At its April plenary session, the European Economic and Social Committee (EESC) discussed the Talent Mobility Package. This initiative comprises a series of new measures designed to make the Union more attractive to talent from outside the EU, and to facilitate mobility within it.

Guest speaker Commissioner for Home Affairs Ylva Johansson called for the EESC’s support by bringing together the Member States and civil society organisations to embrace this innovation and ensure that there is an effective policy on labour migration.

One of the basic measures in the Talent Mobility Package is the “Talent Pool” initiative, the first EU-level voluntary matching pool, where interested Member States can bring together employers in the EU and jobseekers in third countries. 

It is estimated that the Talent Pool initiative will have a positive impact on EU GDP, with up to EUR 4.2 billion generated by additional wages and 20 Member States participating until 2030. However, as EESC stressed in its opinion on the Talent Mobility Package adopted in this plenary, the EU Talent Pool needs to be practical, easy-to-use and trusted tool that is attractive for workers and employers.

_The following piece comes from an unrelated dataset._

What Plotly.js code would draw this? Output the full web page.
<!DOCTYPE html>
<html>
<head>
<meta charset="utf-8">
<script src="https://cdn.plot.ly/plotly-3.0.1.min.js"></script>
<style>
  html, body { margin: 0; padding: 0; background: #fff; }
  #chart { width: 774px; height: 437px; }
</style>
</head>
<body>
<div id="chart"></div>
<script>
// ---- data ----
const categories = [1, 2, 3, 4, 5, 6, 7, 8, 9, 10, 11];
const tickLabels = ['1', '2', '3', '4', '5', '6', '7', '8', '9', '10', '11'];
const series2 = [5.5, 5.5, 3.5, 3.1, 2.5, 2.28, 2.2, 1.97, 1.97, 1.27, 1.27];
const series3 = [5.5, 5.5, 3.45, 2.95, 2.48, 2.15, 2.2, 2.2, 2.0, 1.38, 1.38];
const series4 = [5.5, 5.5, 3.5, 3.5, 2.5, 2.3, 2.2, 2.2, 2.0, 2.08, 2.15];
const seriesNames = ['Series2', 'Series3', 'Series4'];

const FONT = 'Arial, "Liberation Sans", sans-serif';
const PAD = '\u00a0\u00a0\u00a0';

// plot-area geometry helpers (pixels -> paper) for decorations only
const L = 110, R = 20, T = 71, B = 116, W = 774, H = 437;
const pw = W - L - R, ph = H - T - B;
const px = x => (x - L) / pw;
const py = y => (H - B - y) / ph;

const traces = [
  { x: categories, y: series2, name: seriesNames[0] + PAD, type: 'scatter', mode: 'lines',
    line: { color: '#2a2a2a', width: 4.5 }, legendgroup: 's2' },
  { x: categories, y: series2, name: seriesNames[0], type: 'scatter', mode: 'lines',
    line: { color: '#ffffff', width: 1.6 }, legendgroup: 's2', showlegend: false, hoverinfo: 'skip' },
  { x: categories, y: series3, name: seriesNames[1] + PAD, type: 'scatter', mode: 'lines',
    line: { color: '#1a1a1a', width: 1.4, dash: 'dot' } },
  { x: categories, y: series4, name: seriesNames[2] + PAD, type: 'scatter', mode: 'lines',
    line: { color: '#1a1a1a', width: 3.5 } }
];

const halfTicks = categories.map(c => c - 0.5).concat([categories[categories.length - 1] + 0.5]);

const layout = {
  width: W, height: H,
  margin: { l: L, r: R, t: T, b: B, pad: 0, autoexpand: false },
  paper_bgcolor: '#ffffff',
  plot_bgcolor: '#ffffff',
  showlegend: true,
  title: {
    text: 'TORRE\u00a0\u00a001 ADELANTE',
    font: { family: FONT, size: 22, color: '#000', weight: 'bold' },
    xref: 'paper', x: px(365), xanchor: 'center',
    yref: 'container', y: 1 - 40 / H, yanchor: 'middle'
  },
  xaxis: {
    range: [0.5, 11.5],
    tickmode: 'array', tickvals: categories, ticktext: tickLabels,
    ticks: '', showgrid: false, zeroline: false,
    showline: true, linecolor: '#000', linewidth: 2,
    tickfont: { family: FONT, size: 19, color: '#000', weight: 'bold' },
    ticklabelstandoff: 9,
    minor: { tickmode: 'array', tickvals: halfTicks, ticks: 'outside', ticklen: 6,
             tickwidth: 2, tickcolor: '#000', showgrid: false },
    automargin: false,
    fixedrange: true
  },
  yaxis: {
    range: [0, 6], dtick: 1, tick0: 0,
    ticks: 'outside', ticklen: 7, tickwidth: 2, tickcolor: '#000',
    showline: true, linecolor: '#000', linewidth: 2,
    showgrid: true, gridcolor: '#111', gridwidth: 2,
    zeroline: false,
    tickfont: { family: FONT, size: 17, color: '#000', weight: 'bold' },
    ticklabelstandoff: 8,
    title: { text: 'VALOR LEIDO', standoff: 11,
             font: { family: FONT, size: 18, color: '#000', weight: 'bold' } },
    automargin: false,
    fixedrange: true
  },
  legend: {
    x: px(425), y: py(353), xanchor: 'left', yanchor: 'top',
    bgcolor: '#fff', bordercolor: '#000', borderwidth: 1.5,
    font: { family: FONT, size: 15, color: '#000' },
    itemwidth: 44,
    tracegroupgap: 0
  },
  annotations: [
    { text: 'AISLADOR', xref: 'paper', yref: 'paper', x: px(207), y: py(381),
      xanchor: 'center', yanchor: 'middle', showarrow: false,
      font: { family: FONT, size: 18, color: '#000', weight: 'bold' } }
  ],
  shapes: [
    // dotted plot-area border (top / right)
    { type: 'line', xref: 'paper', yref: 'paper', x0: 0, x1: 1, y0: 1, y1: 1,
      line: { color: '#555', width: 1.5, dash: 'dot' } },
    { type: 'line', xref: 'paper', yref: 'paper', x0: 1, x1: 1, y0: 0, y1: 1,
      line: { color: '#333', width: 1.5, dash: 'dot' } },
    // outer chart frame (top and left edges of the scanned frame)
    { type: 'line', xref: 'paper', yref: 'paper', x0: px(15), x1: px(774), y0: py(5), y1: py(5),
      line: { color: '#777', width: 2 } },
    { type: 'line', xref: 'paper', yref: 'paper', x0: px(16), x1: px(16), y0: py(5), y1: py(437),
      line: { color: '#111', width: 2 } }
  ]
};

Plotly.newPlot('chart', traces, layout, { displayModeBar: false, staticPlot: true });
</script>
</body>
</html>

At the same time, it has to support fair and ethical legal labour migration. 


EESC president Oliver Röpke stressed that “The EU faces severe labour and skills shortages due to transition to a green and digital economy, and demographic challenges. The talent mobility package can be one instrument among others to alleviate these challenges. At the same time, skilling and reskilling as well as adequate protection of workers and companies against exploitation and unfair competition are necessary.”

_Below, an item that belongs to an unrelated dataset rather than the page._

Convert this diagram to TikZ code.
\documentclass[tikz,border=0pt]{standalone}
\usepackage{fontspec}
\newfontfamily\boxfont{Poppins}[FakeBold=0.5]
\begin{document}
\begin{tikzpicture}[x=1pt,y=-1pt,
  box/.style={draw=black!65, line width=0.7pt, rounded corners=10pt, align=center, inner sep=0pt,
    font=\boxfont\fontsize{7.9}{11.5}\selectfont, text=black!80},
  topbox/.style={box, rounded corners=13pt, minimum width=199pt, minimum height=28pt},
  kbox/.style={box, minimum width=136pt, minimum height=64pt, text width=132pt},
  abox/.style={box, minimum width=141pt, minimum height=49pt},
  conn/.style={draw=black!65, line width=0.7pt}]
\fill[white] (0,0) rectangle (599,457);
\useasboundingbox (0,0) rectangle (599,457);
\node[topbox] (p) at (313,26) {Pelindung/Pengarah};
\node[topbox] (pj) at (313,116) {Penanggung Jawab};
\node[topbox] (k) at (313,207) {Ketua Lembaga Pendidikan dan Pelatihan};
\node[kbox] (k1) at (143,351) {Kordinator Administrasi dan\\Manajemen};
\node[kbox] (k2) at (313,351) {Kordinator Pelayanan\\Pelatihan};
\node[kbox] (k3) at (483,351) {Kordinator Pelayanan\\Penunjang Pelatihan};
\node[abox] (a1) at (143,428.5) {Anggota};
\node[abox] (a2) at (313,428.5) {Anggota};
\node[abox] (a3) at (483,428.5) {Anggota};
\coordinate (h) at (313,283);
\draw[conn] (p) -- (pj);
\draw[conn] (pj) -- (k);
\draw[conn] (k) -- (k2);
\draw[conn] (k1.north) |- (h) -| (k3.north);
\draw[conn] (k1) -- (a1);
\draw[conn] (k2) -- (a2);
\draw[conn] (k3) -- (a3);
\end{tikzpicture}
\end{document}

This initiative aims to provide a comprehensive policy framework to address labour and skills shortages across Europe. These shortages are triggered by a variety of factors which have caused serious obstacles to the operational levels of European companies, with 75% of SMEs reporting difficulties in finding skilled workers.

The European Commissioner for Home Affairs Ylva Johansson called for a team Europe approach to labour migration with a broader European dimension. “Labour migration is mainly a national competence and it will continue to be so, with one Member State after another increasing quotas for labour migration. But we need to create a team Europe approach, with EU institutions, Member States and civil society organisations working together to bring new initiatives and facilitate the implementation of labour mobility policies.”

EESC members also spoke about exploitation, proper salaries and decent conditions, and labour security, which would guarantee attractive work opportunities for migrant and refugee workers. 

EESC member Tatjana Babrauskienė, rapporteur for the opinion, said that “Transparent and trustworthy information on accessing jobs in EU Member States and on requirements, including the recognition of qualifications, needs to be provided via one single EU website for workers and employers”.

When it comes to helping third-country nationals to find good jobs in the EU and employers to recruit these workers, Ms Babrauskienė added that “The skills and competences of workers from third countries should be assessed and swiftly validated to ensure that their skills are certified and they can obtain their qualifications when necessary”.

EESC member and co-rapporteur Mariya Mincheva pointed out that “The EU Talent Pool should not result in an increased administrative burden for employers. It should be straightforward to transfer vacancies from national public employment services to the EU Talent Pool”.